Speaking after a meeting of finance ministers in Brussels, Trichet said that he “enormously appreciated” what he described as “useful clarification” about how a bail-out mechanism might work.
In a bid to calm turmoil on financial markets, the finance ministers of the eurozone agreed a statement saying that private investors would not automatically suffer losses where governments were obliged to restructure their debts. Instead, the involvement of private-sector investors would be assessed on a “case-by-case” basis and in line with the practices of the International Monetary Fund (IMF).
Trichet also welcomed assurances that any decision to provide assistance from the mechanism would be based on the “same kind of assessment of debt sustainability” based on the experience of the IMF.

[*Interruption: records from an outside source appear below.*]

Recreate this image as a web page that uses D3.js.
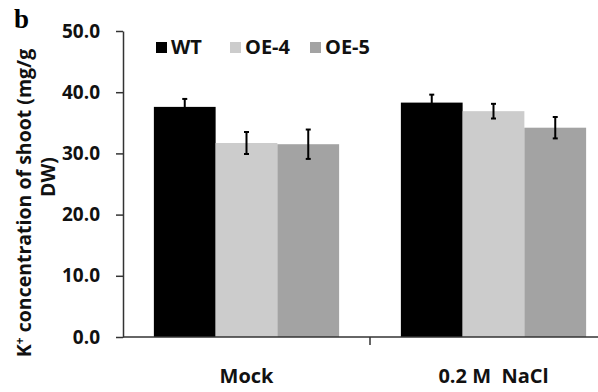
<!DOCTYPE html>
<html>
<head>
<meta charset="utf-8">
<script src="https://d3js.org/d3.v7.min.js"></script>
<style>
  body { margin: 0; background: #fff; }
  svg { display: block; font-family: "Open Sans", Lato, sans-serif; font-weight: bold; }
</style>
</head>
<body>
<script>
var categories = ["Mock", "0.2 M  NaCl"];
var seriesNames = ["WT", "OE-4", "OE-5"];
var seriesColors = ["#000000", "#cccccc", "#a3a3a3"];
var meanValues = [
  [37.6, 38.3],   // WT
  [31.7, 36.9],   // OE-4
  [31.5, 34.2]    // OE-5
];
var errValues = [
  [1.3, 1.3],
  [1.8, 1.2],
  [2.4, 1.75]
];
var yTicks = [0, 10, 20, 30, 40, 50];

var width = 598, height = 392;
var plotLeft = 123, plotRight = 617, plotTop = 31, plotBottom = 337;

var svg = d3.select("body").append("svg")
  .attr("width", width)
  .attr("height", height);

var x0 = d3.scaleBand()
  .domain(categories)
  .range([plotLeft, plotRight])
  .paddingInner(0.25)
  .paddingOuter(0.125);

var x1 = d3.scaleBand()
  .domain(seriesNames)
  .range([0, x0.bandwidth()]);

var y = d3.scaleLinear()
  .domain([0, 50])
  .range([plotBottom, plotTop]);

var color = d3.scaleOrdinal().domain(seriesNames).range(seriesColors);

// flatten for drawing
var rows = [];
seriesNames.forEach(function(s, i) {
  categories.forEach(function(c, j) {
    rows.push({series: s, cat: c, value: meanValues[i][j], err: errValues[i][j]});
  });
});

svg.append("g")
  .selectAll("rect")
  .data(rows)
  .enter()
  .append("rect")
    .attr("x", function(d) { return x0(d.cat) + x1(d.series); })
    .attr("y", function(d) { return y(d.value); })
    .attr("width", x1.bandwidth())
    .attr("height", function(d) { return y(0) - y(d.value); })
    .attr("fill", function(d) { return color(d.series); });

// error bars
var eb = svg.append("g")
  .selectAll("g")
  .data(rows)
  .enter()
  .append("g")
    .attr("transform", function(d) {
      return "translate(" + (x0(d.cat) + x1(d.series) + x1.bandwidth() / 2) + ",0)";
    });

eb.append("line")
  .attr("y1", function(d) { return y(d.value + d.err); })
  .attr("y2", function(d) { return y(d.value - d.err); })
  .attr("stroke", "#000")
  .attr("stroke-width", 2);

eb.selectAll(".cap")
  .data(function(d) { return [d.value + d.err, d.value - d.err]; })
  .enter()
  .append("line")
    .attr("class", "cap")
    .attr("x1", -2.5)
    .attr("x2", 2.5)
    .attr("y1", function(v) { return y(v); })
    .attr("y2", function(v) { return y(v); })
    .attr("stroke", "#000")
    .attr("stroke-width", 2);

// y axis
var yAxis = svg.append("g")
  .attr("transform", "translate(" + plotLeft + ",0)")
  .call(d3.axisLeft(y)
    .tickValues(yTicks)
    .tickFormat(d3.format(".1f"))
    .tickSize(7)
    .tickSizeOuter(0)
    .tickPadding(16));

yAxis.select(".domain").attr("stroke", "#333").attr("stroke-width", 1.5);
yAxis.selectAll(".tick line").attr("stroke", "#333").attr("stroke-width", 1.5);
yAxis.selectAll(".tick text")
  .attr("fill", "#111")
  .style("font-size", "19px")
  .style("font-family", "'Open Sans', sans-serif")
  .style("font-weight", "bold");

// x axis line + tick between groups
var xAxis = svg.append("g")
  .attr("transform", "translate(0," + plotBottom + ")");

xAxis.append("line")
  .attr("x1", plotLeft)
  .attr("x2", width)
  .attr("stroke", "#333")
  .attr("stroke-width", 1.5);

xAxis.selectAll(".xtick")
  .data(categories.slice(1))
  .enter()
  .append("line")
    .attr("class", "xtick")
    .attr("x1", function(d) { return x0(d) - x0.step() * x0.paddingInner() / 2; })
    .attr("x2", function(d) { return x0(d) - x0.step() * x0.paddingInner() / 2; })
    .attr("y1", 0)
    .attr("y2", 8)
    .attr("stroke", "#333")
    .attr("stroke-width", 1.5);

xAxis.selectAll(".xlabel")
  .data(categories)
  .enter()
  .append("text")
    .attr("class", "xlabel")
    .attr("x", function(d) { return x0(d) + x0.bandwidth() / 2; })
    .attr("y", 46)
    .attr("text-anchor", "middle")
    .attr("fill", "#111")
    .style("font-size", "20px")
    .style("white-space", "pre")
    .text(function(d) { return d; });

// y axis title, two lines
var ytitle = svg.append("text")
  .attr("transform", "translate(31,203) rotate(-90)")
  .attr("text-anchor", "middle")
  .attr("fill", "#111")
  .style("font-size", "19.5px");

ytitle.append("tspan")
  .attr("x", 0)
  .attr("y", 0)
  .text("K");
ytitle.append("tspan")
  .attr("dy", -7)
  .style("font-size", "12px")
  .text("+");
ytitle.append("tspan")
  .attr("dy", 7)
  .text(" concentration of shoot (mg/g");
ytitle.append("tspan")
  .attr("x", 26)
  .attr("y", 24)
  .text("DW)");

// legend
var legendX = [156, 230, 310];
var legend = svg.append("g")
  .selectAll("g")
  .data(seriesNames)
  .enter()
  .append("g")
    .attr("transform", function(d, i) { return "translate(" + legendX[i] + ",42)"; });

legend.append("rect")
  .attr("width", 11)
  .attr("height", 11)
  .attr("fill", function(d) { return color(d); });

legend.append("text")
  .attr("x", 15)
  .attr("y", 12)
  .attr("fill", "#111")
  .style("font-size", "20px")
  .text(function(d) { return d; });

// panel letter
svg.append("text")
  .attr("x", 14)
  .attr("y", 28)
  .style("font-family", "'Liberation Serif', 'DejaVu Serif', serif")
  .style("font-size", "27px")
  .style("font-weight", "bold")
  .text("b");
</script>
</body>
</html>
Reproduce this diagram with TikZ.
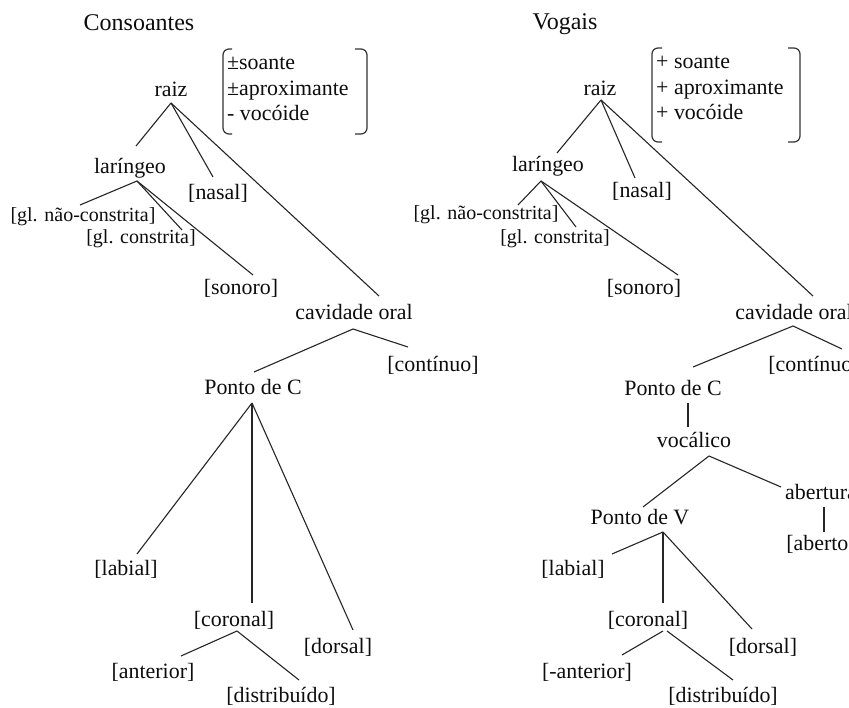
\documentclass[tikz,border=0pt]{standalone}
\usepackage{fontspec}
\setmainfont{Liberation Serif}
\usetikzlibrary{calc}
\begin{document}
\begin{tikzpicture}[x=1pt,y=-1pt,
  lbl/.style={inner sep=0pt,text height=16pt,text depth=2pt,text=black!95,font=\fontsize{21.9}{26}\selectfont},
  sml/.style={lbl,font=\fontsize{20}{24}\selectfont},
  ttl/.style={lbl,font=\fontsize{24}{28}\selectfont},
  feat/.style={lbl,anchor=west},
  edge/.style={draw=black!85,line width=1.1pt},
  vedge/.style={edge,line width=1.6pt},
  brk/.style={draw=black!80,line width=1.2pt,rounded corners=6pt}]
\useasboundingbox (0,0) rectangle (849,708);
\clip (0,0) rectangle (849,708);
\fill[white] (0,0) rectangle (849,708);

% ---------------- Consoantes ----------------
\node[ttl] (cT) at (139,24) {Consoantes};
\node[lbl] (raizL) at (171,90) {raiz};
\node[lbl] (larL) at (130,167) {laríngeo};
\node[lbl] (nasL) at (218,193) {[nasal]};
\node[sml] (gnL) at (83,215) {[gl. não-constrita]};
\node[sml] (gcL) at (141,237) {[gl. constrita]};
\node[lbl] (sonL) at (241,288) {[sonoro]};
\node[lbl] (cavL) at (354,313) {cavidade oral};
\node[lbl] (contL) at (433,365) {[contínuo]};
\node[lbl] (pcL) at (253,388) {Ponto de C};
\node[lbl] (labL) at (126,568) {[labial]};
\node[lbl] (corL) at (234,619) {[coronal]};
\node[lbl] (dorL) at (338,646) {[dorsal]};
\node[lbl] (antL) at (153,671) {[anterior]};
\node[lbl] (disL) at (281,695) {[distribuído]};

\node[feat] (f1L) at (227,63) {±soante};
\node[feat] (f2L) at (227,89) {±aproximante};
\node[feat] (f3L) at (227,114) {- vocóide};
\draw[brk] (232,49) -- (223,49) -- (223,134) -- (232,134);
\draw[brk] (355,49) -- (367,49) -- (367,134) -- (355,134);

\draw[edge] ($(raizL)+(0,13)$) -- ($(larL)+(6,-21)$);
\draw[edge] ($(raizL)+(0,13)$) -- ($(nasL)+(-5,-16)$);
\draw[edge] ($(raizL)+(0,13)$) -- ($(cavL)+(25,-17)$);
\draw[edge] ($(larL)+(7,14)$) -- ($(gnL)+(-3,-10)$);
\draw[edge] ($(larL)+(7,14)$) -- ($(gcL)+(41,-7)$);
\draw[edge] ($(larL)+(7,14)$) -- ($(sonL)+(12,-13)$);
\draw[edge] ($(cavL)+(-1,16)$) -- ($(pcL)+(1,-16)$);
\draw[edge] ($(cavL)+(-1,16)$) -- ($(contL)+(-25,-18)$);
\draw[edge] ($(pcL)+(-1,15)$) -- ($(labL)+(11,-14)$);
\draw[vedge] ($(pcL)+(-1,15)$) -- ($(corL)+(18,-16)$);
\draw[edge] ($(pcL)+(-1,15)$) -- ($(dorL)+(15,-16)$);
\draw[edge] ($(corL)+(3,12)$) -- ($(antL)+(28,-15)$);
\draw[edge] ($(corL)+(3,12)$) -- ($(disL)+(18,-15)$);

% ---------------- Vogais ----------------
\node[ttl] (vT) at (565,23) {Vogais};
\node[lbl] (raizR) at (600,89) {raiz};
\node[lbl] (larR) at (548,165) {laríngeo};
\node[lbl] (nasR) at (642,191) {[nasal]};
\node[sml] (gnR) at (486,213) {[gl. não-constrita]};
\node[sml] (gcR) at (555,237) {[gl. constrita]};
\node[lbl] (sonR) at (644,288) {[sonoro]};
\node[lbl] (cavR) at (794,313) {cavidade oral};
\node[lbl] (contR) at (814,365) {[contínuo]};
\node[lbl] (pcR) at (673,389) {Ponto de C};
\node[lbl] (vocR) at (694,441) {vocálico};
\node[lbl] (pvR) at (640,517) {Ponto de V};
\node[lbl] (abR) at (821,493) {abertura};
\node[lbl] (abtR) at (821,543) {[aberto]};
\node[lbl] (labR) at (573,568) {[labial]};
\node[lbl] (corR) at (648,619) {[coronal]};
\node[lbl] (dorR) at (763,646) {[dorsal]};
\node[lbl] (antR) at (587,671) {[-anterior]};
\node[lbl] (disR) at (723,695) {[distribuído]};

\node[feat] (f1R) at (656,62) {+ soante};
\node[feat] (f2R) at (656,88) {+ aproximante};
\node[feat] (f3R) at (656,113) {+ vocóide};
\draw[brk] (662,48) -- (652,48) -- (652,142) -- (662,142);
\draw[brk] (788,48) -- (800,48) -- (800,142) -- (788,142);

\draw[edge] ($(raizR)+(1,11)$) -- ($(larR)+(9,-12)$);
\draw[edge] ($(raizR)+(1,11)$) -- ($(nasR)+(-7,-13)$);
\draw[edge] ($(raizR)+(1,11)$) -- ($(cavR)+(19,-17)$);
\draw[edge] ($(larR)+(-7,16)$) -- ($(gnR)+(32,-8)$);
\draw[edge] ($(larR)+(-7,16)$) -- ($(gcR)+(21,-10)$);
\draw[edge] ($(larR)+(-7,16)$) -- ($(sonR)+(34,-13)$);
\draw[edge] ($(cavR)+(-1,13)$) -- ($(pcR)+(20,-22)$);
\draw[edge] ($(cavR)+(-1,13)$) -- ($(contR)+(28,-16)$);
\draw[vedge] ($(pcR)+(15,14)$) -- ($(vocR)+(-6,-14)$);
\draw[edge] ($(vocR)+(15,15)$) -- ($(pvR)+(3,-10)$);
\draw[edge] ($(vocR)+(15,15)$) -- ($(abR)+(-40,-6)$);
\draw[vedge] ($(abR)+(3,14)$) -- ($(abtR)+(3,-11)$);
\draw[edge] ($(pvR)+(23,15)$) -- ($(labR)+(39,-14)$);
\draw[vedge] ($(pvR)+(23,15)$) -- ($(corR)+(15,-16)$);
\draw[edge] ($(pvR)+(23,15)$) -- ($(dorR)+(-11,-17)$);
\draw[edge] ($(corR)+(15,12)$) -- ($(antR)+(35,-16)$);
\draw[edge] ($(corR)+(19,12)$) -- ($(disR)+(10,-15)$);
\end{tikzpicture}
\end{document}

Bond investors have in recent weeks dumped bonds from the eurozone’s peripheral countries, fearing that they might be forced to take losses on debts that they hold. Germany has stoked those fears by leading calls for bondholders to share losses so that it is not just taxpayers that shoulder the cost of bailing out countries’ debts.
Today, eurozone finance ministers spelled out that changes in the rules would apply only to new debt issued after the middle of 2013. That is when a temporary bail-out mechanism, the European Financial Stability Facility (EFSF), expires and the permanent mechanism is supposed to take over.
Olli Rehn, the European commissioner for economic and monetary affairs, said: “Any private-sector involvement will not be effective before mid-2013.”
He added that “standardised and international collective action clauses” would apply only once the new mechanism is created.
A eurozone country likely to default would have to negotiate changes to the terms of payments with all its creditors. These changes would have to be approved by weighted majority.
Rehn said that “financial turbulence” had been caused by confusion related to any possible private-sector involvement. “We wanted to clarify this once and for all,” he said.
The EFSF has €440 billion to help eurozone countries if they get into financial difficulties. Rehn said that even after the loans for Greece and Ireland, the EU had “plenty of firepower left”.
Didier Reynders, Belgium’s finance minister, who chaired the meeting of EU finance ministers, asked whether the new mechanism would need more than the €440bn, said that the facility was already “a very large instrument”. He said that the permanent mechanism should be “the biggest size possible” in order to be able to respond in the case of a crisis. Reynders made a comparison with the IMF, saying that the IMF’s members had decided to increase its level of funding to deal with crises.
Rehn said there should be a “serious and substantive discussion” on the size of the permanent mechanism, adding that there was still time to take the necessary decisions.